Avoid these common card-giving mistakes
Don't be the person who sends a card that says "To a Special Grandson" because you weren't looking at the label. It happens. Check the fine print.
Also, avoid the "Preachy" card. No nephew wants a birthday card that gives him life advice about "working hard" or "finding the right path." He gets enough of that from his parents and his LinkedIn feed. Keep the card as a zone of celebration and humor.
Another big one: watch the "Relatable" humor. If you try to use slang like "skibidi" or "rizzes" and you're over 30, you're going to look like that "How do you do, fellow kids?" meme. Unless the card is explicitly making fun of the fact that you're old and out of touch, stay in your lane. Self-deprecating humor about your own age is always a safer bet than trying to be trendy.
What about the money?
Let’s be real. Most happy birthday nephew cards are just envelopes for cash or gift cards.
If you’re giving money, don’t just tuck a twenty inside. Use the card to create a "moment." There are "puzzle cards" where they have to solve a riddle to get to the cash. Or, you can tape several five-dollar bills together into a long chain so they pull it out like a magic trick. It’s a bit extra, sure, but it makes the card memorable.
If he’s into gaming, a Steam or Roblox gift card is better than cash. It shows you know his ecosystem. If he’s a "coffee snob" in college, a local cafe gift card beats a Starbucks one every time.
Actionable Steps for the "Coolest Relative" Title
To really nail the nephew birthday card game this year, follow this checklist. It’s simple but effective.
- Check the social media pulse: Spend thirty seconds on his Instagram or TikTok. Is he wearing a specific sports jersey? Did he just get a new dog? Use that info to pick the card theme.
- Order 5 days in advance: If you're using Etsy or an online creator, remember shipping. A late card is a "forgotten" card, even if the sentiment is perfect.

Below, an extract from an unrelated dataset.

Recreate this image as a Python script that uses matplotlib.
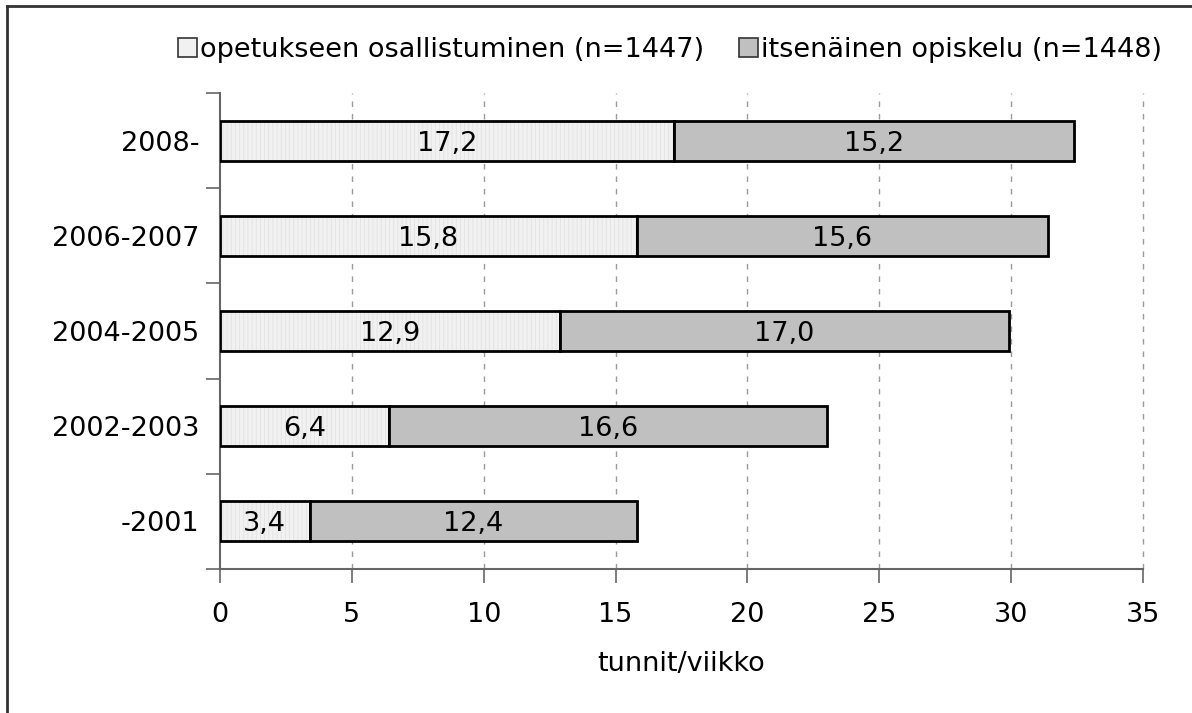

- Write the "P.S.": The best part of any card is the post-script. "P.S. I still owe you a burger from that bet last summer." It creates a future connection.
- Match the envelope: Use a colored pen. It sounds silly, but a bright blue or red envelope stands out in a pile of white utility bills. It builds anticipation before he even opens it.
- The "Secret Stash": If you have multiple nephews, buy a "stockpile" of funny, generic-but-cool cards when you see them. That way, you're not panicking at 9 PM the night before his party.
Finding the perfect card isn't about the price tag or the complexity of the pop-up art. It's about proving that in the giant, messy web of family, you're the one who actually sees him as a person, not just a "nephew." Whether it's a joke about his terrible haircut or a sincere nod to his recent graduation, the right card sticks on the dresser long after the cake is gone.